Он больше ей не пишет…
А она в новом письме от 5 ноября рассказывает ему о большой осенней тишине на берегу моря, о том, что в жизни возможно сочетание ясности и трудности, уверенности и тоски; о том, что в начале дней каждому дана непогрешимость, «ибо, где нет моей воли, где я знаю: так надо, выполняя чужую волю», там существует высшая сила, освещающая человека без его ведома; потом с течением лет надо эту высшую силу найти в себе и достигнуть осознанной непогрешимости. Человек понимает, он отвечает за все в мире.
В этом письме она будто бы развивает, углубляет мысли, берущие начало в их полусерьезной, послеобеденной петербургской беседе о детстве в доме Блоков в 1910 году. Она будто хочет «детскость» Блока (в более раннем письме она назвала ее резче и загадочнее: «нерожденностью»), эту улавливаемую духовным материнством, естественным у любящей женщины, «невоплощенность – незащищенность» обратить в высокую, ничем неодолимую силу…

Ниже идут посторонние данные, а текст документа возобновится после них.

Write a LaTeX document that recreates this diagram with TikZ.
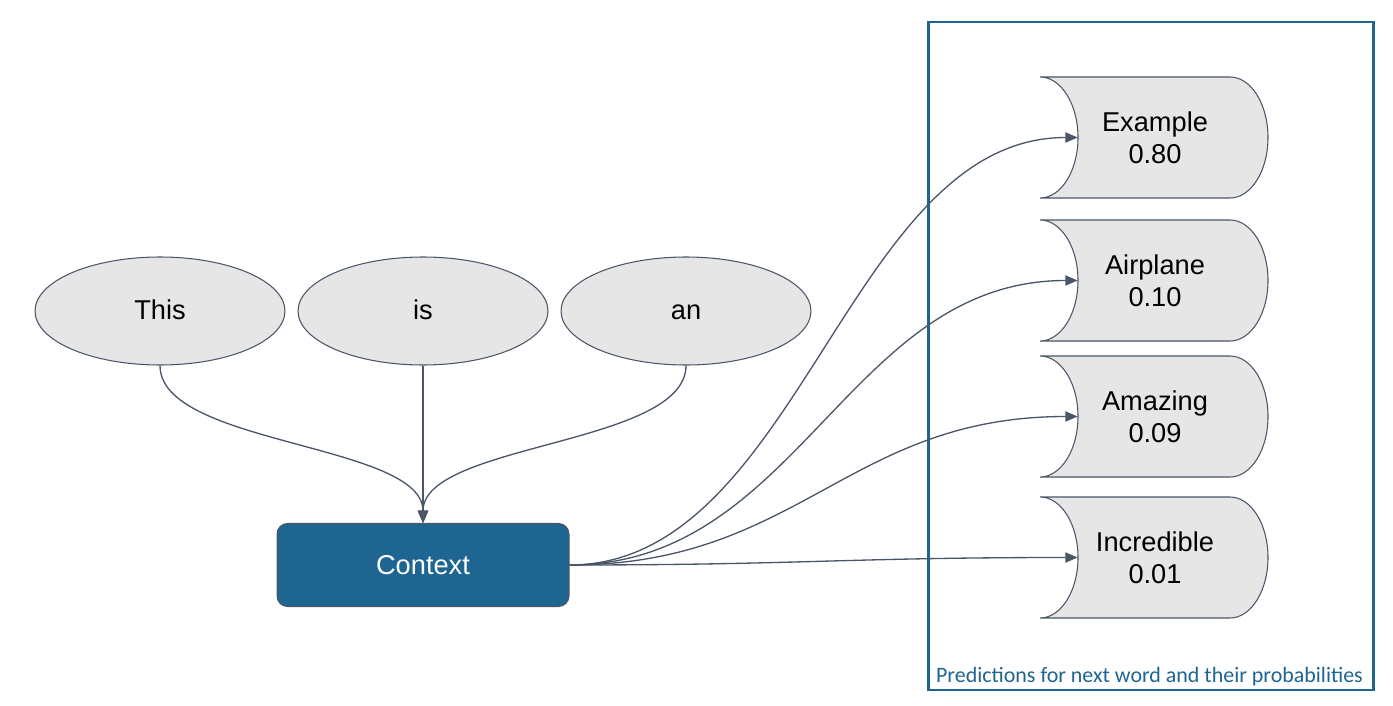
\documentclass[tikz,border=0pt]{standalone}
\usepackage{fontspec}
\setmainfont{Liberation Sans}
\newfontfamily\capfont{Carlito}
\usetikzlibrary{shapes.geometric,arrows.meta}
\definecolor{linegray}{HTML}{4A5568}
\definecolor{boxfill}{HTML}{E6E6E6}
\definecolor{ctxblue}{HTML}{1F6591}

\begin{document}
\begin{tikzpicture}[x=0.02cm, y=-0.02cm,
  word/.style={ellipse, draw=linegray, fill=boxfill, line width=0.6pt,
    minimum width=5cm, minimum height=2.16cm, inner sep=0pt,
    text height=1.8ex, text depth=0ex,
    font=\fontsize{15.5}{18}\selectfont},
  ctxbox/.style={rectangle, rounded corners=6pt, draw=linegray, fill=ctxblue,
    line width=0.6pt, minimum width=5.84cm, minimum height=1.66cm,
    text=white, font=\fontsize{15.5}{18}\selectfont},
  store/.style={draw=linegray, fill=boxfill, line width=0.6pt},
  pred/.style={minimum width=3.08cm, inner sep=0pt, align=center,
    font=\fontsize{15.5}{18}\selectfont},
  link/.style={draw=linegray, line width=0.75pt,
    -{Triangle[length=7pt,width=5.8pt]}}]
\useasboundingbox (0,0) rectangle (1393,706);

% frame around the predictions
\draw[ctxblue, line width=1.7pt] (928,22) rectangle (1373,690);
\node[text=ctxblue, font=\capfont\fontsize{12.5}{14}\selectfont] (caption) at (1149.5,677)
  {Predictions for next word and their probabilities};

% input words
\node[word] (this) at (160,311) {This};
\node[word] (is) at (423,311) {is};
\node[word] (an) at (686,311) {an};
\node[ctxbox] (ctx) at (423,565) {Context};

% candidate next words
\foreach \name/\word/\prob/\y in {ex/Example/0.80/137.5, air/Airplane/0.10/280.5,
    ama/Amazing/0.09/416.5, inc/Incredible/0.01/557.5} {
  \filldraw[store] (1040,\y-60.5) -- (1230,\y-60.5)
    .. controls (1251,\y-60.5) and (1268,\y-33.4) .. (1268,\y)
    .. controls (1268,\y+33.4) and (1251,\y+60.5) .. (1230,\y+60.5)
    -- (1040,\y+60.5)
    .. controls (1061,\y+60.5) and (1078,\y+33.4) .. (1078,\y)
    .. controls (1078,\y-33.4) and (1061,\y-60.5) .. cycle;
  \node[pred] (\name) at (1155,\y) {\word\\\prob};
}

% words into context
\draw[link] (this.south) .. controls +(0,80) and +(0,-80) .. (ctx.north);
\draw[link] (is.south) -- (ctx.north);
\draw[link] (an.south) .. controls +(0,80) and +(0,-80) .. (ctx.north);

% context out to predictions
\foreach \name in {ex,air,ama,inc}
  \draw[link] (ctx.east) .. controls +(230,0) and +(-230,0) .. (\name.west);
\end{tikzpicture}
\end{document}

22 ноября она опять пишет ему об осенней тишине; но «наряду с тишиной идут какие-то нелепые дела: закладываю имение, покупаю мельницу и кручусь, кручусь без конца. Всего нелепее, что вся эта чепуха называется словом “жить”. А на самом деле жизнь идет совсем в другой плоскости и не нуждается во всей суете. В ней все тихо и торжественно.
Как с каждым днем перестаешь жалеть. Уже ничего, ничего не жаль; даже не жаль того, что не исполнилось, обмануло. Важен только попутный ветер; и его много…
Не могу Вам сейчас писать (хотя хочу очень), потому что ничего не выговаривается».
Последнее письмо она написала ему из Петербурга (это второе «местное» письмо ее к нему) 4 мая 1917 года.
«Дорогой Александр Александрович, теперь я скоро уезжаю, и мне хотелось бы Вам перед отъездом сказать вот что: я знаю, что Вам скверно сейчас; но если бы Вам даже казалось, что это гибель, а передо мной был бы открыт любой другой самый широкий путь, – всякий, всякий, – я бы все же с радостью свернула с него, если бы Вы этого захотели, зачем – не знаю. Может быть, просто всю жизнь около Вас просидеть.
Мне грустно, что я Вас не видела сейчас: ведь опять уеду и не знаю, когда вернусь».
Она опять уехала на юг и уже не вернулась никогда…
Излагать подробно дальнейшую судьбу этой женщины, о которой написаны сегодня монографии и романы, я не буду. Остановлюсь лишь на том, что имеет отношение к Блоку. О кончине его она узнала в Югославии, где тяжко бедствовала с матерью, с детьми и вторым мужем. По воспоминаниям матери Софьи Борисовны Пиленко, горе ее было беспредельным.
При жизни великого поэта его судьба была ее судьбой; дальше ее собственная судьба становится частью посмертной судьбы Блока.
После окончания Второй мировой войны на вечере, посвященном памяти Матери Марии в Париже, литературовед К.В.Мочульский рассказывал: «1933 год… Поздно вечером идем с Матерью Марией к Дворцу Инвалидов, через эспланаду до Сены. Лунная ночь. Весна. Теплый ветер. Мать Мария говорит: “Когда я была девочкой, я убегала из дому и долго, до поздней ночи, бродила над морем. У нас в Анапе высокие откосы, густая трава, внизу скалы и прибой. Вы знаете наше Черноморское побережье? Как я его люблю! Осенью задует норд-ост, рвет волосы, свистит в ушах. Хорошо! Я и теперь больше всего люблю ветер. Помните, у Блока:
…Мать Мария собирается снять дом в 48 комнат».
И она действительно его сняла – на улице Лурмель, 77.
Когда я был в Париже, то с горечью увидел, что сегодня этого дома нет; неужели он настолько одряхлел, что его
надо было разрушить и поставить эту уродливую коробку с уныло сияющими витринами хозяйственных магазинов?
В этом доме в довоенные годы, собрав по Парижу деньги, она устроила убежище для сотен голодных, бездомных, туберкулезных… Она их кормила, одевала, лечила, устраивала на работу.